MARIA ANSDELL | Studio Manager at Experimental Perfume Club
I was eighteen in Florence and was spending my days wandering through the city, visiting galleries and meeting all sorts of wonderful people. Whilst walking past various trattorias and tourists near the Piazza di San Giovanni, I was struck by a scent. A nonchalant breeze brought the sea, the spring, ice and warm skin straight to my nose. It had oceanic electricity and warm muskiness at the same time. It seemed to color my immediate vision bright blue and yellow and lifted my body just a little higher into the air. For a moment I was hypnotized, and then the breeze carried on its way. I walked around those streets most days to try and find the scent, not content with the possibility I might never smell it again. I was so determined to discover the source that I spent a whole afternoon in the original spot. The breeze must have known I was there—it brought the smell to me energetically so I could follow its trail. The odor became brighter and more certain as I walked towards a shop tucked away in a passage. Square, aquamarine bottles gleamed in the window next to an open door, and after trying to convey my excitement to the shopkeeper with some basic Italian—questo è un buon odore—I bought a bottle of the perfume. I smell it when I want that visceral memory of discovering a scent, and one that defined a pivotal point in my young adulthood.
I am always drawn to the breezy freshness of oceanic fragrances, which is no surprise because I adore wild swimming and truly believe there is nothing more soothing than being by the sea. I’m usually sold by anything which features the words marine, ozonic, algae or solar in the description, however conceptual they may be! Even the bright, slight soapiness of coriander, which is sometimes paired with these aqueous fragrances, is something I love. These scents have an energy and freedom about them that is just addictive. Scent and curiosity are inextricably linked in my life. Every bottle, plant, room, country and person I haven’t yet smelled is an opportunity to deepen my understanding of the world. We are surrounded by aromas that are as invisible, transient and untouchable as they are vibrant, lasting and real. How magical is that?

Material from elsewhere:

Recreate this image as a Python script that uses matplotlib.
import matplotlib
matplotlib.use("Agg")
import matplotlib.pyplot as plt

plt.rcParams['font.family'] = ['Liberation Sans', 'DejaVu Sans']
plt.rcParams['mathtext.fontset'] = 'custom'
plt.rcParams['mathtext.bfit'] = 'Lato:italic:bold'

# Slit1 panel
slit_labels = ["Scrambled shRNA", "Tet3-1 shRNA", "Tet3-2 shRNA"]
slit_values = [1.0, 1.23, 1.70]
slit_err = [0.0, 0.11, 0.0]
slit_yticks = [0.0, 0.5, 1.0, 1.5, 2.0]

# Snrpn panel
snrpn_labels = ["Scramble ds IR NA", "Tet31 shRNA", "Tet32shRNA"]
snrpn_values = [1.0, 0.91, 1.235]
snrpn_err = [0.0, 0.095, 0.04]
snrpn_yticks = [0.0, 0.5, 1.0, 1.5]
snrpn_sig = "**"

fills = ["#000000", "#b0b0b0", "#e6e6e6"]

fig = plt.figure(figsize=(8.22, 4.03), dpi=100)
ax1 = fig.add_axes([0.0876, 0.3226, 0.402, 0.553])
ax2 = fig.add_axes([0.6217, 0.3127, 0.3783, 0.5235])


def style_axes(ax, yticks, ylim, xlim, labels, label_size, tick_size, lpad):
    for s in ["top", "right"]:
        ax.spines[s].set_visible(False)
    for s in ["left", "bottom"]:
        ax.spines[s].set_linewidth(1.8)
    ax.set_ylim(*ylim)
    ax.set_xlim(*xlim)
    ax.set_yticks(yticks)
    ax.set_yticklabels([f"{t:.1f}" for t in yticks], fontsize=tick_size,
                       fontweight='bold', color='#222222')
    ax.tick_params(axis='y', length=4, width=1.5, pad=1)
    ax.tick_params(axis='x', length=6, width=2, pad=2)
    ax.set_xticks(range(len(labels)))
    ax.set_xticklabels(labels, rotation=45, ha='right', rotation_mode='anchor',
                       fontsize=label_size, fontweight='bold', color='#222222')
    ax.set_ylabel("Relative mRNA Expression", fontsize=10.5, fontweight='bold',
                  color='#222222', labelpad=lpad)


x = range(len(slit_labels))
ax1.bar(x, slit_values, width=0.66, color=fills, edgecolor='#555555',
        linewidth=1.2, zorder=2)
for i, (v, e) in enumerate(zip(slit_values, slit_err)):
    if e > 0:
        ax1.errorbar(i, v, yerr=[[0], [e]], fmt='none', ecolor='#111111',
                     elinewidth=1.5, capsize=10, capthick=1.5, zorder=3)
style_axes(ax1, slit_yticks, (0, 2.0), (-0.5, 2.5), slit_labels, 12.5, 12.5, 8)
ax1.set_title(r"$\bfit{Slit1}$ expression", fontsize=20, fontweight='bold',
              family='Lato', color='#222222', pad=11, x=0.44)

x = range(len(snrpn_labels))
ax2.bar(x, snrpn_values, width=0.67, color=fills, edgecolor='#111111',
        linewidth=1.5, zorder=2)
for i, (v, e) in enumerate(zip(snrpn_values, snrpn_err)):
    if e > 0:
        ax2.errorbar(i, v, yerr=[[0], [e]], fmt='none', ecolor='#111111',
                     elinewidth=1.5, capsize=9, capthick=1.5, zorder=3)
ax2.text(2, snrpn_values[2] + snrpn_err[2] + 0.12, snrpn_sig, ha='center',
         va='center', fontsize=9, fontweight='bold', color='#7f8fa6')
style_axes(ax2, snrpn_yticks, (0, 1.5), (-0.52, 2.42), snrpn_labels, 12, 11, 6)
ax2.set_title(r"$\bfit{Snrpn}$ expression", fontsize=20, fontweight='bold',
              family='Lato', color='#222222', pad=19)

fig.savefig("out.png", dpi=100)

Experiencing new scents is always exciting. There’s a delightful secrecy in sniffing through bathroom cabinets and kitchen cupboards or inhaling perhaps a little too closely when I hug someone new—I’m constantly adding new smells to my bank of olfactory knowledge. Yet, the transformation of a smell from something new and unfamiliar to a scent that is distinct and familiar, as it becomes associated with people and places, is one of my greatest pleasures in life.
Life before the pandemic has, to me, the scent of a room full of people dancing. I miss how an entire space was filled with the smell of sticky and sweet alcohol, sweat, chewing gum, cheap body sprays and violet-esque lipstick. I miss opening a door to a freezing cold street when the wind would hit you with petrol and takeaways. Certainly not the most glamorous of smells, but ones that defined the times people spent together. I adore dancing, and it is something that makes me feel most connected to myself, my body and other people.
An energetic coffee accord, or something clean and cool, like vodka or spearmint, could be both my top and heart. I’d want the first impression and body of my scent to have a lively and bold character, which is how I feel when dancing. An alternative heart ingredient is an ode to my sweet tooth. I inherited my love of white chocolate from my mother, and I’d love the vanilla-creaminess of the chocolate and the comforting memories associated with it to feature in my fragrance composition.
There is nowhere I find more peaceful than a forest, and I am enchanted by the history and mysticism of woodlands. I would love to have a base grounded in green and nutty wood notes. It is also important that my ingredients feel sunny and warm, as I was born in the summer and it’s my favorite season. The woody aromas would be complemented by an amber note: the golden, honeyed nature and the way it warms the skin would be just like the dappled sun warming the bark of a tree.